Extract everything from the first line through the line with "name2 = 'V2.Rėkyvos ežeras, pietrytinė dalis'", both ends included, except for any pictures.

- - -

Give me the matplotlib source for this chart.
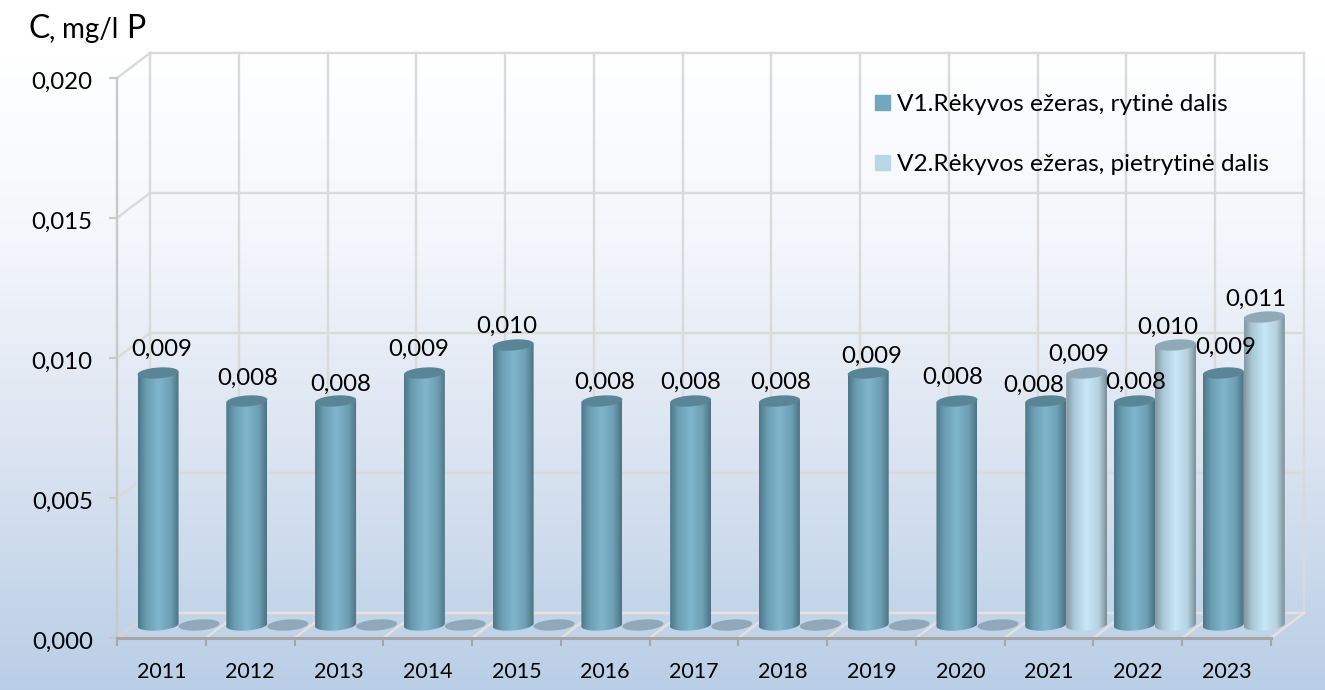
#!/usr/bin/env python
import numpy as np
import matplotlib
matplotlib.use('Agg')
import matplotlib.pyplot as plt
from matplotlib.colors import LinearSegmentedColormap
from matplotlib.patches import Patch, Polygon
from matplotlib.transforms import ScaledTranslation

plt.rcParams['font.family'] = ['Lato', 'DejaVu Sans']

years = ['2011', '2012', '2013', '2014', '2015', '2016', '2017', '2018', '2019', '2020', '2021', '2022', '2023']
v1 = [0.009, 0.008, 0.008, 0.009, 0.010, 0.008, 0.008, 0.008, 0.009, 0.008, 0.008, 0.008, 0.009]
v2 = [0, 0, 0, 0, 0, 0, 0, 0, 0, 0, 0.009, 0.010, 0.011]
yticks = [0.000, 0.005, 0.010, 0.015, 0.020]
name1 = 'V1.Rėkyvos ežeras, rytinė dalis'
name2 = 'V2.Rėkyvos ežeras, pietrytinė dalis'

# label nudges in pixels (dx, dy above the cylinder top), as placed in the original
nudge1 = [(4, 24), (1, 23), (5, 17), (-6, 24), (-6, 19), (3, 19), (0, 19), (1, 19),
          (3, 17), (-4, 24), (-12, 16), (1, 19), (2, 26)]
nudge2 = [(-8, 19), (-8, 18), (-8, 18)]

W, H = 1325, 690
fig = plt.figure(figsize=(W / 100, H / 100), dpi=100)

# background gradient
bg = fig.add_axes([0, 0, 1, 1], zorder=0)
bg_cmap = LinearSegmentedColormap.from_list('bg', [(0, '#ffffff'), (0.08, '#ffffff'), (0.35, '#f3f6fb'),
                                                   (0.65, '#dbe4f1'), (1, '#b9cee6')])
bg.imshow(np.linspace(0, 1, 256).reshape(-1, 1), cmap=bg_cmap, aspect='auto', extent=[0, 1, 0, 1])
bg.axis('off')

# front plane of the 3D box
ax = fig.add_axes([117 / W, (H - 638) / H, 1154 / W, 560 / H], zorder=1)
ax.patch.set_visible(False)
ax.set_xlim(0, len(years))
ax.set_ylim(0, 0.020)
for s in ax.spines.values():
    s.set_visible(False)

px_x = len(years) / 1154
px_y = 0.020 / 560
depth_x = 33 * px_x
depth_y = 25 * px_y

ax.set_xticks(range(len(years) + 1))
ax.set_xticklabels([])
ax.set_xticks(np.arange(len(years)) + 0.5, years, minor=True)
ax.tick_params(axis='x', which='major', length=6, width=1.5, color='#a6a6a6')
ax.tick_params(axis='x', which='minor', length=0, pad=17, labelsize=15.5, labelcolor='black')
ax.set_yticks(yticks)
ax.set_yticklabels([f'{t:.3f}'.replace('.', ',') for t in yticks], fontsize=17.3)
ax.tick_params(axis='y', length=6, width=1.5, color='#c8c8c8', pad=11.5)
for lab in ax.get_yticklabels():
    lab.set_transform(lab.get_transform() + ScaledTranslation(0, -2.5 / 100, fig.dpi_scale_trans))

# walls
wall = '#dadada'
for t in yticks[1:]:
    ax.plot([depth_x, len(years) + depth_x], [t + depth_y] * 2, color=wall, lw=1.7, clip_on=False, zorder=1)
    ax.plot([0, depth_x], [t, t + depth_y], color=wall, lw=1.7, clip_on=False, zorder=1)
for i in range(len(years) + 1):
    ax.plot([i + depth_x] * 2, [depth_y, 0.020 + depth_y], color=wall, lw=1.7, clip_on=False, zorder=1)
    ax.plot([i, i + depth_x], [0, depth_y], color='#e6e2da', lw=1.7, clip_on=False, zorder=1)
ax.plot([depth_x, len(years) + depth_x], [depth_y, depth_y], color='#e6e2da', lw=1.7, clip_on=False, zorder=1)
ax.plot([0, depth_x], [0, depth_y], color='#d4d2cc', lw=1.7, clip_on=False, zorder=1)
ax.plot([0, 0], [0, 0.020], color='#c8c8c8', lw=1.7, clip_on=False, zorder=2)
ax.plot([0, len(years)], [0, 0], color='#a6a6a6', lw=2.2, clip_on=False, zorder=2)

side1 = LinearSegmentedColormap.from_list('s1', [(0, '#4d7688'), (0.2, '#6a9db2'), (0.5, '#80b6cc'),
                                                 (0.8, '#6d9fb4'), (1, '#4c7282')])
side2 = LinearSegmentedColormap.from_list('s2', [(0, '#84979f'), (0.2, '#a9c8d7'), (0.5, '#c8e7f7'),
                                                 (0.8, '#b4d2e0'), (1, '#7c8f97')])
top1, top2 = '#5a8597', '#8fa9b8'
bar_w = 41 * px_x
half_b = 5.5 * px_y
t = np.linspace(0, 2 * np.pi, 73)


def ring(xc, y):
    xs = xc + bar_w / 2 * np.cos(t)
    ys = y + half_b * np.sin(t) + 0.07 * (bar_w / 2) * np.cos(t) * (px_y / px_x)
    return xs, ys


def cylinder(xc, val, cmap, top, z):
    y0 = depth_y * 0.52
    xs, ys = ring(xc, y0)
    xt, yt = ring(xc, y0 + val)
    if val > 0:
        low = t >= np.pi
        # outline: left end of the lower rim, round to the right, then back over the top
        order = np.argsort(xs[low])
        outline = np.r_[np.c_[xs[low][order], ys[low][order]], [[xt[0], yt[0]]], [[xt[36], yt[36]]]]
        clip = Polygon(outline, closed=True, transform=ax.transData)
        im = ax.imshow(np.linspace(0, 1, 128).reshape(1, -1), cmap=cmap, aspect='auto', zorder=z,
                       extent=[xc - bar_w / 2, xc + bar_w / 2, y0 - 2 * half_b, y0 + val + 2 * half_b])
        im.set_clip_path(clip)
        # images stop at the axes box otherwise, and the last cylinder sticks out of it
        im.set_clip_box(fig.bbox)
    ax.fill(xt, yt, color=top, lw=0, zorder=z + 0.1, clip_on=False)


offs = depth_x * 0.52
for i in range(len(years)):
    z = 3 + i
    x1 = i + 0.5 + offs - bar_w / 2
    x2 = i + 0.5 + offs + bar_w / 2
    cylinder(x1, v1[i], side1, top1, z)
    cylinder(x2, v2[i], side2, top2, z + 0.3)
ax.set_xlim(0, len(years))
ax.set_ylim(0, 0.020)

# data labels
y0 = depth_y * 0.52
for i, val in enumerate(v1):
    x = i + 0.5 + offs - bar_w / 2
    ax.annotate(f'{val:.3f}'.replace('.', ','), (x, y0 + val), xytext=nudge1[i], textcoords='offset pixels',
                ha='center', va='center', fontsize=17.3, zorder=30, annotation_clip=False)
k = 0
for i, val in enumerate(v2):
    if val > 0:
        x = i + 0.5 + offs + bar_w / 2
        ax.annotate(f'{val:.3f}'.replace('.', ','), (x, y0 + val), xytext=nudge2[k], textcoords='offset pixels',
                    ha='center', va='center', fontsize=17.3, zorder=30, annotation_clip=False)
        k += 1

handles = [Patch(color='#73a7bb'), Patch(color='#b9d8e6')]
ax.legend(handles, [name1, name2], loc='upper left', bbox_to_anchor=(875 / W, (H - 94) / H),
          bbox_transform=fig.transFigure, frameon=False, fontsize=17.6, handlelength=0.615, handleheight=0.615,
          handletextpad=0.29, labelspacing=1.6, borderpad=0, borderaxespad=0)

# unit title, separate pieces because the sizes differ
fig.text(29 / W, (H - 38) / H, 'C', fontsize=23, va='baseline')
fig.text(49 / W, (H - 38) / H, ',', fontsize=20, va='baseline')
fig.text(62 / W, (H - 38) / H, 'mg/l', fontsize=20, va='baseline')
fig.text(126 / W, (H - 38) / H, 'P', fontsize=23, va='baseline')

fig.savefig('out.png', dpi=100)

- - -

TASK OUTPUT>
Give me the matplotlib source for this chart.
#!/usr/bin/env python
import numpy as np
import matplotlib
matplotlib.use('Agg')
import matplotlib.pyplot as plt
from matplotlib.colors import LinearSegmentedColormap
from matplotlib.patches import Patch, Polygon
from matplotlib.transforms import ScaledTranslation

plt.rcParams['font.family'] = ['Lato', 'DejaVu Sans']

years = ['2011', '2012', '2013', '2014', '2015', '2016', '2017', '2018', '2019', '2020', '2021', '2022', '2023']
v1 = [0.009, 0.008, 0.008, 0.009, 0.010, 0.008, 0.008, 0.008, 0.009, 0.008, 0.008, 0.008, 0.009]
v2 = [0, 0, 0, 0, 0, 0, 0, 0, 0, 0, 0.009, 0.010, 0.011]
yticks = [0.000, 0.005, 0.010, 0.015, 0.020]
name1 = 'V1.Rėkyvos ežeras, rytinė dalis'
name2 = 'V2.Rėkyvos ežeras, pietrytinė dalis'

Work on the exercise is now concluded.